No one should doubt that the federal policy in favor of arbitration is broad and deep. It is evident in how difficult it is to vacate an arbitration award or avoid having to arbitrate a dispute where there is a broad arbitration provision. A recent case makes this even clearer.

The parties to a series of reinsurance treaties arbitrated the extent of the reinsurer’s obligations to respond to an underlying asbestos settlement. A final arbitration award was issued and confirmed by the court. Years later, the cedent billed the reinsurer for asbestos claims for the same insured under the same policy. The reinsurer rejected the billings claiming that the matters had been resolved in the earlier arbitration and brought suit to declare that it had no further obligation. The cedent, which had demanded arbitration on the unpaid billings, sought to compel arbitration.

The court granted the motion to compel arbitration and dismissed, without prejudice, the declaratory and injunction action brought by the reinsurer. Emplrs Ins. of Wausau v. Cont’l Cas. Co., No. 15-cv-226-wme, 2016 U.S. Dist. LEXIS 18850 (W.D. Wisc. Feb. 17, 2016). Why? Because of the presumption in favor of arbitration under the FAA.

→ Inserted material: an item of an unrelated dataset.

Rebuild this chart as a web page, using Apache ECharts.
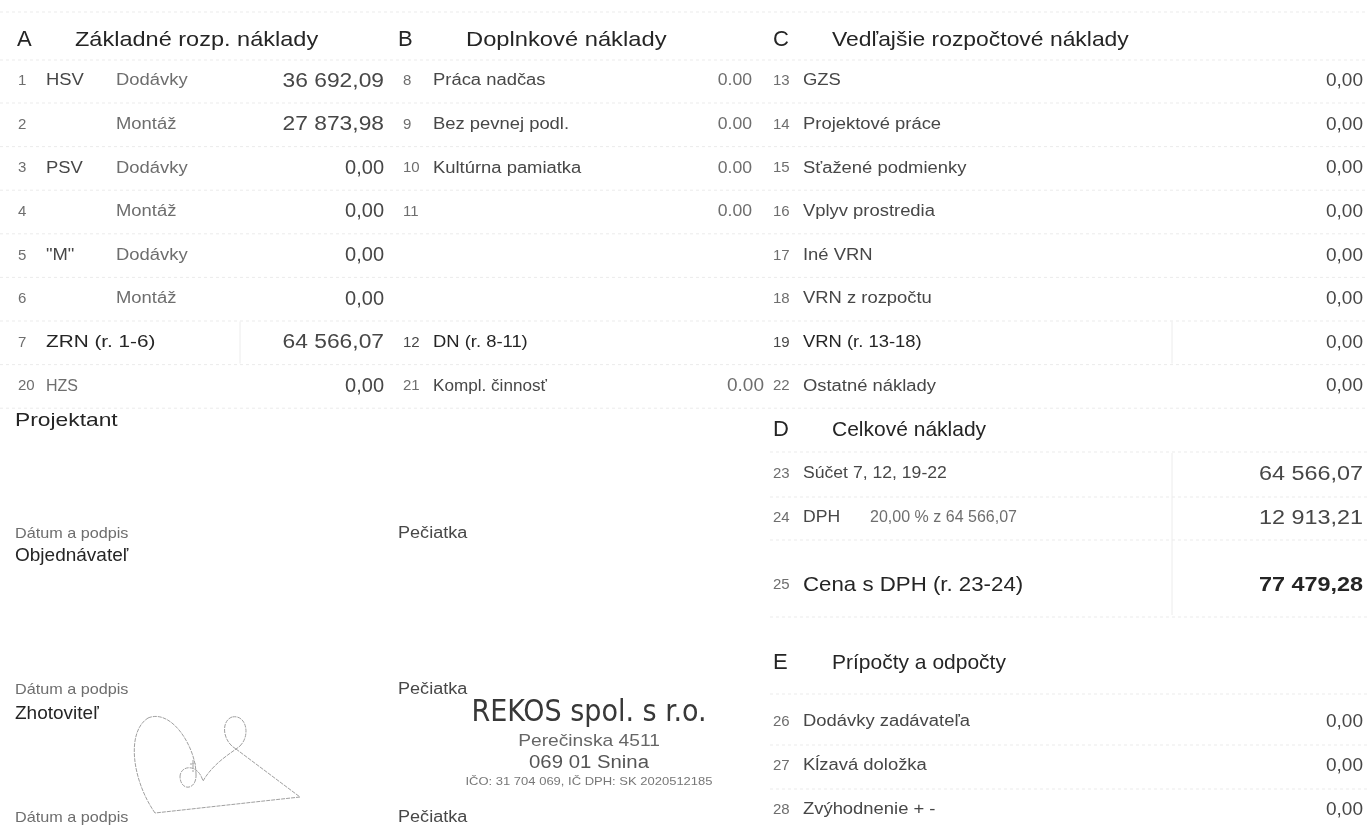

The court found that the broad arbitration clause required any dispute be determined by the arbitrators in the first instance. That included whether the cedent was in compliance with the earlier arbitration award or the affect of the prior award on the unpaid billings. Whether, as the reinsurer characterized it, the cedent was trying to compel the reinsurer to re-arbitrate a dispute that had been finally determined years earlier or whether the reinsurer’s failure to pay the new billings was a new and different dispute, were matters for the arbitrators to determine, not the court.

The court made clear that it was not deciding whether the dispute was entitled to a new arbitration or even re-arbitration of the prior award. It simply concluded that, as with all other disputes between the parties under the treaties, the arbitrators should decide these issues and whether the prior award had any preclusive effect.

Optically, having resolved a dispute in a 2004 arbitration only to have billings in 2015 allegedly from the same underlying policy result in a new arbitration may raise a few eyebrows. Nevertheless, where the parties bargained for broad arbitration of any dispute arising from the reinsurance treaties or the interpretation of the treaties or any transactions involved, requiring that the parties submit a dispute about subsequent billings and whether a prior arbitration award precludes those billings to arbitration may not be out of line with the parties’ intent and is certainly consistent with the FAA.